“Un fantasma recorre Europa: el fantasma del comunismo”, sentenciaban Marx y Engels en 1848. Ciento sesenta y cuatro años después, podríamos parafrasear tal idea-fuerza con algo así como: “un descontento recorre parte del mundo, es el descontento de la impotencia frente al sistema económico imperante”.
Quien quiera quedarse en la relevancia cuantitativa, la mayor o menor violencia, lo más o menos accesible de sus demandas y reivindicaciones y/o la preponderancia etaria que caracteriza a las últimas manifestaciones y protestas en diferentes latitudes de nuestro planeta, incluido Chile, tal vez se encuentre con elementos estadísticamente interesantes; no obstante, pareciera no estar allí lo esencial de este emergente movimiento.

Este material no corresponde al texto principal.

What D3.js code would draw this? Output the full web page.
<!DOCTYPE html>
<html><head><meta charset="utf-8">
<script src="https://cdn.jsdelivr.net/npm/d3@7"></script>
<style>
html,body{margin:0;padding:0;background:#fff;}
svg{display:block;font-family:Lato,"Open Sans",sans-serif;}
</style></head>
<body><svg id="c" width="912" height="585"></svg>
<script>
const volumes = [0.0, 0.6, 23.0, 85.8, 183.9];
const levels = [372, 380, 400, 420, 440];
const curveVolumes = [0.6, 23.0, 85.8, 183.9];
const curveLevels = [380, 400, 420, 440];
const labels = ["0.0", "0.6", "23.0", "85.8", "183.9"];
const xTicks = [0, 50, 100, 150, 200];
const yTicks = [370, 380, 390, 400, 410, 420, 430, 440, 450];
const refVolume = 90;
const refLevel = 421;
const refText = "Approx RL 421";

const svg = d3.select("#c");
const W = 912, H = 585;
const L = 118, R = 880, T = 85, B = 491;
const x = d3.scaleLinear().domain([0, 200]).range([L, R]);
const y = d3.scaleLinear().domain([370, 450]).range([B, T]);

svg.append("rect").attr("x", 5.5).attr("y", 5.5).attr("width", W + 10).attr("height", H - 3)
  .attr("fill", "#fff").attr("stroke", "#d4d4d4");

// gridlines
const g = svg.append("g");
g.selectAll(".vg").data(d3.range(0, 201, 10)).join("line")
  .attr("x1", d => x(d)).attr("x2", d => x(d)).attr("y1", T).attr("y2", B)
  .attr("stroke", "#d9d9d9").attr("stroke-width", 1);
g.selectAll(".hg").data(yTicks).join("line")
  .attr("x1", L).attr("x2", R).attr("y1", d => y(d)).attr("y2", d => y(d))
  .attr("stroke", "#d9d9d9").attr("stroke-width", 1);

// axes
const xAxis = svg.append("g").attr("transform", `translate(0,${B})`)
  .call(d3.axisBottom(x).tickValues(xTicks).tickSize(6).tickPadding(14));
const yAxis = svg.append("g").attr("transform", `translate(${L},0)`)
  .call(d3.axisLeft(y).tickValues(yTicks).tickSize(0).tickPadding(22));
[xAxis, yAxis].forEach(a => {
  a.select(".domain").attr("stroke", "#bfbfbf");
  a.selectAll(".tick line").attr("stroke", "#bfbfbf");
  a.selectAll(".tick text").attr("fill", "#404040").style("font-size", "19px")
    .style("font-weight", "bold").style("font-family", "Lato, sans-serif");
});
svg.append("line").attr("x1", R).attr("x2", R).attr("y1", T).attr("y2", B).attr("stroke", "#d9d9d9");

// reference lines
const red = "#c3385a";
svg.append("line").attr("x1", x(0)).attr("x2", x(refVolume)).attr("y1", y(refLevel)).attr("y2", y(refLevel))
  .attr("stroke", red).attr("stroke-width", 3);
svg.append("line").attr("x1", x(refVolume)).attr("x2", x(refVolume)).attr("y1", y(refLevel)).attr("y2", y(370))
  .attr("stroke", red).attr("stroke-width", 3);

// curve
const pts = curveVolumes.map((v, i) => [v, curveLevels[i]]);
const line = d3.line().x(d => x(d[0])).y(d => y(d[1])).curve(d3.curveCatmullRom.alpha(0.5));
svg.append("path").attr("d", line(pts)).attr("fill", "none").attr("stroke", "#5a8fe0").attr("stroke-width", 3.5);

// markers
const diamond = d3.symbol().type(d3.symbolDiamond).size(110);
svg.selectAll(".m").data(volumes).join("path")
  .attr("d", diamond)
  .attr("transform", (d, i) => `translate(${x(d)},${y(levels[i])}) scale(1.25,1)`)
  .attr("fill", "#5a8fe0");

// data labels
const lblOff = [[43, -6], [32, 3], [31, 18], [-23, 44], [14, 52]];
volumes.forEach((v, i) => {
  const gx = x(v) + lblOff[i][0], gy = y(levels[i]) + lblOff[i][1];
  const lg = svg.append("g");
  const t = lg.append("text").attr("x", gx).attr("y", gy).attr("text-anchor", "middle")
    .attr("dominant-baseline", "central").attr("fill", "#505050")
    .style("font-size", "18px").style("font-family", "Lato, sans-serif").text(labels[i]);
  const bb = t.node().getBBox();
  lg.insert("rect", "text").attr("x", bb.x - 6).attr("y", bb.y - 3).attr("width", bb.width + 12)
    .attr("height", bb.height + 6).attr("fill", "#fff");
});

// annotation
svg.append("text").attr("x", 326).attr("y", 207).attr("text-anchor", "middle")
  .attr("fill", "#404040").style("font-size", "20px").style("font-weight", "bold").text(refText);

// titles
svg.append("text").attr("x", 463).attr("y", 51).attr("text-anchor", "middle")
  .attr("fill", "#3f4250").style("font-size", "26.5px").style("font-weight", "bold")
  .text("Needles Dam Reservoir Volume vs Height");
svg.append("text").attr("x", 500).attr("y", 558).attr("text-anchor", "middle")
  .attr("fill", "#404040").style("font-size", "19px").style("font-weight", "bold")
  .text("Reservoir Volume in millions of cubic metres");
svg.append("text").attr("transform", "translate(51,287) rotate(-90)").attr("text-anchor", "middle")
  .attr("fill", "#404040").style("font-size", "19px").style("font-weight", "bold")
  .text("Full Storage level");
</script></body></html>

De una u otra forma, se estaría olvidando que el estudio y análisis de las conductas y acciones sociales, supone ir más allá de lo meramente observable, para así comprender e interpretar el sentido y significado que sus actores le dan a las mismas.
Entre otros aspectos que forman parte de este complejo fenómeno, es nuestra hipótesis, sin ninguna pretensión de originalidad que, subyacente a estas expresiones y movimientos se encuentra un malestar ciudadano que desde un estado de latencia contenido, comienza a explicitarse y radicalizarse. Se trata de la fatídica, pero siempre vigente fórmula que nos dice que a mayor frustración, mayor tendencia a la agresión.
Los ciudadanos de diferentes países y también de Chile, ya no quieren más (porque “los latea”) que les sigan diciendo que lo más importante es el crecimiento económico, con sus indicadores adláteres de éxito: las tasas de inflación, la inversión, la productividad y la rentabilidad.; tampoco quieren seguir oyendo que el énfasis tiene que estar puesto en los siempre rimbombantes equilibrios macroeconómicos, con indiferencia absoluta frente a las necesidades básicas y cotidianas de la gente.
La mayoría de los chilenos y de muchas partes del mundo, ya sea porque lo ha leído, porque lo intuye o por su propia experiencia de vida, quiere dejar de ser un mero productor de bienes materiales para convertirse en sujeto y beneficiario del desarrollo.
Como dice Naciones Unidas, el desarrollo debe facilitar a todas las personas ampliar sus opciones y permitirles aprovechar EQUITATIVAMENTE las oportunidades que genera la sociedad.
No puede seguir siendo Chile “un modelo de las paradojas de la modernidad y de la democracia”, en la que junto a nuestro orgullo legítimo (algunas veces arrogante) por los logros y avances indiscutibles que hemos tenido, se den patéticas y preocupantes situaciones como , entre otras, que el gasto público en salud en relación al PIB sea más bajo que el promedio de América Latina, que el 80% del producto nacional esté vinculado a no más de 15 grupos económicos, que el Estado no juegue un rol determinante en la regulación ambiental, que los Bancos vengan teniendo utilidades sistemáticas cercanas al 30%, que los trabajadores sindicalizados no superen el 15% del total de asalariados; en fin, que el quintil más rico supere a casi la mitad de los chilenos en porcentajes francamente agresivos en ingresos y accesos a la calidad de vida.
Definitivamente, detrás de los observables anarquismos y violentismos, se encuentra la aspiración, largamente frustrada de grandes sectores de la población, de que se transforme y desarticule el nudo gordiano que configura la matriz económica vigente.
Por cierto, ello debe ir necesariamente acompañado de un nuevo marco valórico-cultural y una mayor y más eficiente participación democrática de la sociedad civil.